Aside from the folding metal roof, the M4 Comp Pack Convertible is mostly mechanically identical to the Coupe. Under the hood lies the same 3.0 liter twin-turbocharged I6 engine that makes 444 hp and 406 lb-ft of torque. With the added weight of the folding rood, the M4 Comp Pack ‘Vert gets from 0-60 mph in about 4.5 seconds, which is a good bit slower than the Coupe. However, that’s still properly quick and allows for some good fun.
The suspension of the M4 Competition Package Convertible is a touch different than the Coupe. The spring rate is revamped to accommodate the extra weight and Top Gear claims it actually makes the car more supple. We felt this in the Comp Pack Coupe, as well. That makes it actually quite a bit enjoyable to drive, especially around town where bumps and potholes are plentiful. So the Convertible actually makes for a better cruiser.
But there are two aspects of the BMW M4 Competition Package Convertible that really stand out to Top Gear. The first is the noise. With the top down and the Comp Pack’s new exhaust, the M4 is properly aggressive. The exhaust pops and bangs, shows off the fury of that blown-six and even shows off its turbos, with whooshes and whistles that are normally hidden in the Coupe. So it becomes a bit more exciting than the coupe, actually. It has a bit more drama. The second thing TG likes about this car, which admittedly isn’t exclusive to the Convertible, is the manual gearbox. While you can get a manual in any M4, it’s rare to see M4s with three-pedal ‘boxes these days. What’s even more surprising is how much it made a difference in the driving experience. We all know how much more interactive driving with a manual is and it makes a bit difference in the typically-clinical M4. Plus, TG was impressed with the shift quality, which was better than BMW’s usual manuals.

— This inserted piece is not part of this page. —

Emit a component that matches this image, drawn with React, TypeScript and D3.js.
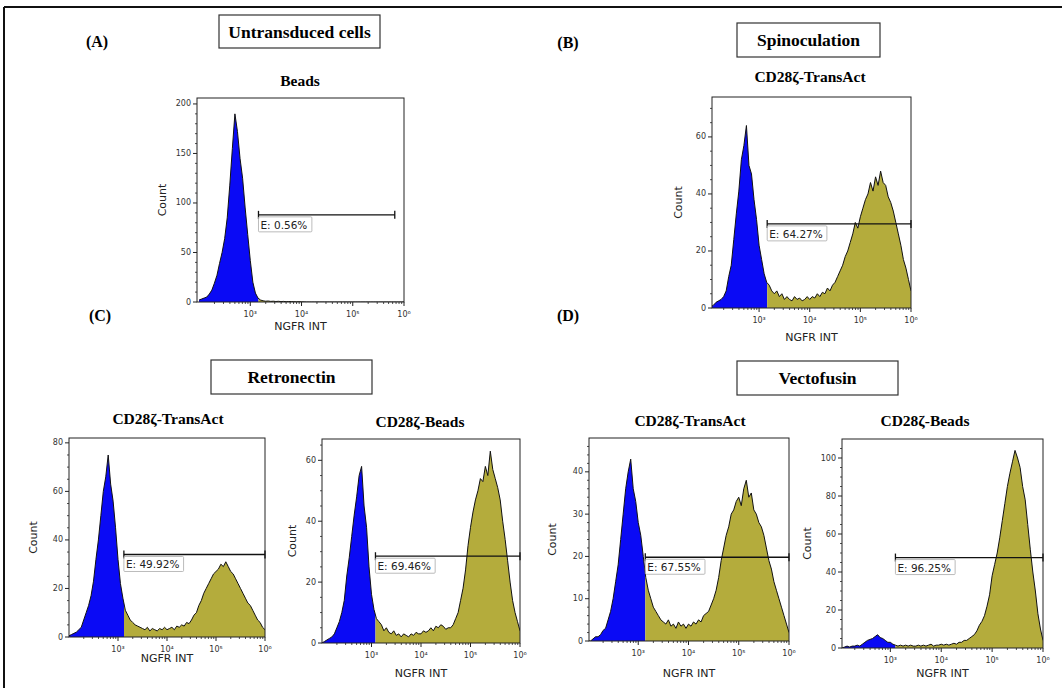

While TG didn’t expect to like the M4 Comp Pack Convertible as much as the Coupe, they actually found it quite good. Sure, the body shutters and flexes over bumps far more than it should and the rearview mirror even rattles over bumps. But the overall experience is one that’s fun, exciting and more dramatic than the coupe’s. While it isn’t necessarily as fun, from a performance standpoint, it has its own charms that make it a great car in its own right. A car that’s better than expected.